Aim of the exercise: Write out each line that follows exactly as it stands, without the pictures.
+--
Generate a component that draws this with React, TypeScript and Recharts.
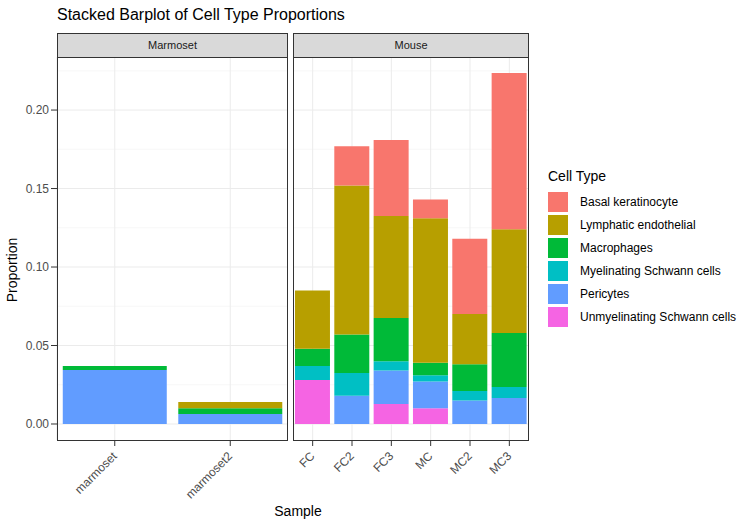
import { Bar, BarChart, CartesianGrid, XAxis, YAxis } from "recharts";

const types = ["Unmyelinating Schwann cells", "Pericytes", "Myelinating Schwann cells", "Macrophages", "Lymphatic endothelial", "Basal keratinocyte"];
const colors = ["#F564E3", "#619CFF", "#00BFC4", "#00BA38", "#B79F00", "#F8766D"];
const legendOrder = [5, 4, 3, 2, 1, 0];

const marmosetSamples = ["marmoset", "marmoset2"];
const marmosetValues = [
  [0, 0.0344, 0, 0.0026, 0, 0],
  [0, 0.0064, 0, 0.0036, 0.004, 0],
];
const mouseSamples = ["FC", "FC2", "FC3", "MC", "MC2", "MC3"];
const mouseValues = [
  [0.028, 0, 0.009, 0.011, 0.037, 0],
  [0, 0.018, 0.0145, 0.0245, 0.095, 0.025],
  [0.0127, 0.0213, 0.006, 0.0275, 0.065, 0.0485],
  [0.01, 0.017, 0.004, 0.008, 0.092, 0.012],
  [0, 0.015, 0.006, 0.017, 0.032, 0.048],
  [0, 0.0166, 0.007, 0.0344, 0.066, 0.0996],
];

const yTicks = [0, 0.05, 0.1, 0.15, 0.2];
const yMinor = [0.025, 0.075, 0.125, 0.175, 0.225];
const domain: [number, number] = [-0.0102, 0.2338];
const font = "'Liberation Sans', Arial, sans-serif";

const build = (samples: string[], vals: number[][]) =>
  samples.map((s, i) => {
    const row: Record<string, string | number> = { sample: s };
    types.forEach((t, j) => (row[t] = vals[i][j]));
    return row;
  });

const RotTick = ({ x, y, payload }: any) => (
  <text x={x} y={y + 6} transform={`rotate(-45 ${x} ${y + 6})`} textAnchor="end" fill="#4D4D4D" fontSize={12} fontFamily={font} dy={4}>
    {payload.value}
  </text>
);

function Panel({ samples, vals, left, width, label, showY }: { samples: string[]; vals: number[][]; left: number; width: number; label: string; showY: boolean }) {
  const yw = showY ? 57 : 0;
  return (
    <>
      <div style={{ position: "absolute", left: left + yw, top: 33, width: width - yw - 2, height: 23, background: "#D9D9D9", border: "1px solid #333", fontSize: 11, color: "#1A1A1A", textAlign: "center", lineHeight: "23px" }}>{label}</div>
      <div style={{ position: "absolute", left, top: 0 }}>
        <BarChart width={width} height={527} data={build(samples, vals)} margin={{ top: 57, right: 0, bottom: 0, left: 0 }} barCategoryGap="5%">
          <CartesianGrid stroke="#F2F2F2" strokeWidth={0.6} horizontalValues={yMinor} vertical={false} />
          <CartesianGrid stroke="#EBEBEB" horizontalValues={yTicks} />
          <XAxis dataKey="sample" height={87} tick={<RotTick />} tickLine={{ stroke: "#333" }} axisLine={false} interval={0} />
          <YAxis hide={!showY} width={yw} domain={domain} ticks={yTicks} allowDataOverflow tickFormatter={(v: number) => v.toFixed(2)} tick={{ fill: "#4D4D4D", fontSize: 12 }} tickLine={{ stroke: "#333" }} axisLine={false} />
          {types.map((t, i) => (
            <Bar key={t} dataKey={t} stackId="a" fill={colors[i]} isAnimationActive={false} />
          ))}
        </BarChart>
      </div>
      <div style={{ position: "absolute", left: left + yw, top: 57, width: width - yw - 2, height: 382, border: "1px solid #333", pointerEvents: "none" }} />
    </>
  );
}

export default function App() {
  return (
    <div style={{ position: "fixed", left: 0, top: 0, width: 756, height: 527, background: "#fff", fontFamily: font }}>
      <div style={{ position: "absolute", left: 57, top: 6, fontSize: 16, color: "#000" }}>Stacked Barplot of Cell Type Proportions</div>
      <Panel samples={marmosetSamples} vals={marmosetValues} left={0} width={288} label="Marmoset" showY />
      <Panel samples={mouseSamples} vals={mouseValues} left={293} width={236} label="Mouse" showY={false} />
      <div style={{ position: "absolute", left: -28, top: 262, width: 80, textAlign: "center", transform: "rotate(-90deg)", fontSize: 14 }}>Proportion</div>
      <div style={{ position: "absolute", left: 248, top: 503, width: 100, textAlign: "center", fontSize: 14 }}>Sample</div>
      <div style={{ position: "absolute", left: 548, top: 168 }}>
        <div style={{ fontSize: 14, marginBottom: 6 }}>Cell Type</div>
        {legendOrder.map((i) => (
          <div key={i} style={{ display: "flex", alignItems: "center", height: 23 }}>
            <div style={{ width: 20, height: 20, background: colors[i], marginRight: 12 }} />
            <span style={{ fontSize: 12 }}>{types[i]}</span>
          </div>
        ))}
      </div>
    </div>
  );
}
+--
Reply to the task:
Generate a component that draws this with React, TypeScript and Recharts.
import { Bar, BarChart, CartesianGrid, XAxis, YAxis } from "recharts";

const types = ["Unmyelinating Schwann cells", "Pericytes", "Myelinating Schwann cells", "Macrophages", "Lymphatic endothelial", "Basal keratinocyte"];
const colors = ["#F564E3", "#619CFF", "#00BFC4", "#00BA38", "#B79F00", "#F8766D"];
const legendOrder = [5, 4, 3, 2, 1, 0];

const marmosetSamples = ["marmoset", "marmoset2"];
const marmosetValues = [
  [0, 0.0344, 0, 0.0026, 0, 0],
  [0, 0.0064, 0, 0.0036, 0.004, 0],
];
const mouseSamples = ["FC", "FC2", "FC3", "MC", "MC2", "MC3"];
const mouseValues = [
  [0.028, 0, 0.009, 0.011, 0.037, 0],
  [0, 0.018, 0.0145, 0.0245, 0.095, 0.025],
  [0.0127, 0.0213, 0.006, 0.0275, 0.065, 0.0485],
  [0.01, 0.017, 0.004, 0.008, 0.092, 0.012],
  [0, 0.015, 0.006, 0.017, 0.032, 0.048],
  [0, 0.0166, 0.007, 0.0344, 0.066, 0.0996],
];

const yTicks = [0, 0.05, 0.1, 0.15, 0.2];
const yMinor = [0.025, 0.075, 0.125, 0.175, 0.225];
const domain: [number, number] = [-0.0102, 0.2338];
const font = "'Liberation Sans', Arial, sans-serif";

const build = (samples: string[], vals: number[][]) =>
  samples.map((s, i) => {
    const row: Record<string, string | number> = { sample: s };
    types.forEach((t, j) => (row[t] = vals[i][j]));
    return row;
  });

const RotTick = ({ x, y, payload }: any) => (
  <text x={x} y={y + 6} transform={`rotate(-45 ${x} ${y + 6})`} textAnchor="end" fill="#4D4D4D" fontSize={12} fontFamily={font} dy={4}>
    {payload.value}
  </text>
);

function Panel({ samples, vals, left, width, label, showY }: { samples: string[]; vals: number[][]; left: number; width: number; label: string; showY: boolean }) {
  const yw = showY ? 57 : 0;
  return (
    <>
      <div style={{ position: "absolute", left: left + yw, top: 33, width: width - yw - 2, height: 23, background: "#D9D9D9", border: "1px solid #333", fontSize: 11, color: "#1A1A1A", textAlign: "center", lineHeight: "23px" }}>{label}</div>
      <div style={{ position: "absolute", left, top: 0 }}>
        <BarChart width={width} height={527} data={build(samples, vals)} margin={{ top: 57, right: 0, bottom: 0, left: 0 }} barCategoryGap="5%">
          <CartesianGrid stroke="#F2F2F2" strokeWidth={0.6} horizontalValues={yMinor} vertical={false} />
          <CartesianGrid stroke="#EBEBEB" horizontalValues={yTicks} />
          <XAxis dataKey="sample" height={87} tick={<RotTick />} tickLine={{ stroke: "#333" }} axisLine={false} interval={0} />
          <YAxis hide={!showY} width={yw} domain={domain} ticks={yTicks} allowDataOverflow tickFormatter={(v: number) => v.toFixed(2)} tick={{ fill: "#4D4D4D", fontSize: 12 }} tickLine={{ stroke: "#333" }} axisLine={false} />
          {types.map((t, i) => (
            <Bar key={t} dataKey={t} stackId="a" fill={colors[i]} isAnimationActive={false} />
          ))}
        </BarChart>
      </div>
      <div style={{ position: "absolute", left: left + yw, top: 57, width: width - yw - 2, height: 382, border: "1px solid #333", pointerEvents: "none" }} />
    </>
  );
}

export default function App() {
  return (
    <div style={{ position: "fixed", left: 0, top: 0, width: 756, height: 527, background: "#fff", fontFamily: font }}>
      <div style={{ position: "absolute", left: 57, top: 6, fontSize: 16, color: "#000" }}>Stacked Barplot of Cell Type Proportions</div>
      <Panel samples={marmosetSamples} vals={marmosetValues} left={0} width={288} label="Marmoset" showY />
      <Panel samples={mouseSamples} vals={mouseValues} left={293} width={236} label="Mouse" showY={false} />
      <div style={{ position: "absolute", left: -28, top: 262, width: 80, textAlign: "center", transform: "rotate(-90deg)", fontSize: 14 }}>Proportion</div>
      <div style={{ position: "absolute", left: 248, top: 503, width: 100, textAlign: "center", fontSize: 14 }}>Sample</div>
      <div style={{ position: "absolute", left: 548, top: 168 }}>
        <div style={{ fontSize: 14, marginBottom: 6 }}>Cell Type</div>
        {legendOrder.map((i) => (
          <div key={i} style={{ display: "flex", alignItems: "center", height: 23 }}>
            <div style={{ width: 20, height: 20, background: colors[i], marginRight: 12 }} />
            <span style={{ fontSize: 12 }}>{types[i]}</span>
          </div>
        ))}
      </div>
    </div>
  );
}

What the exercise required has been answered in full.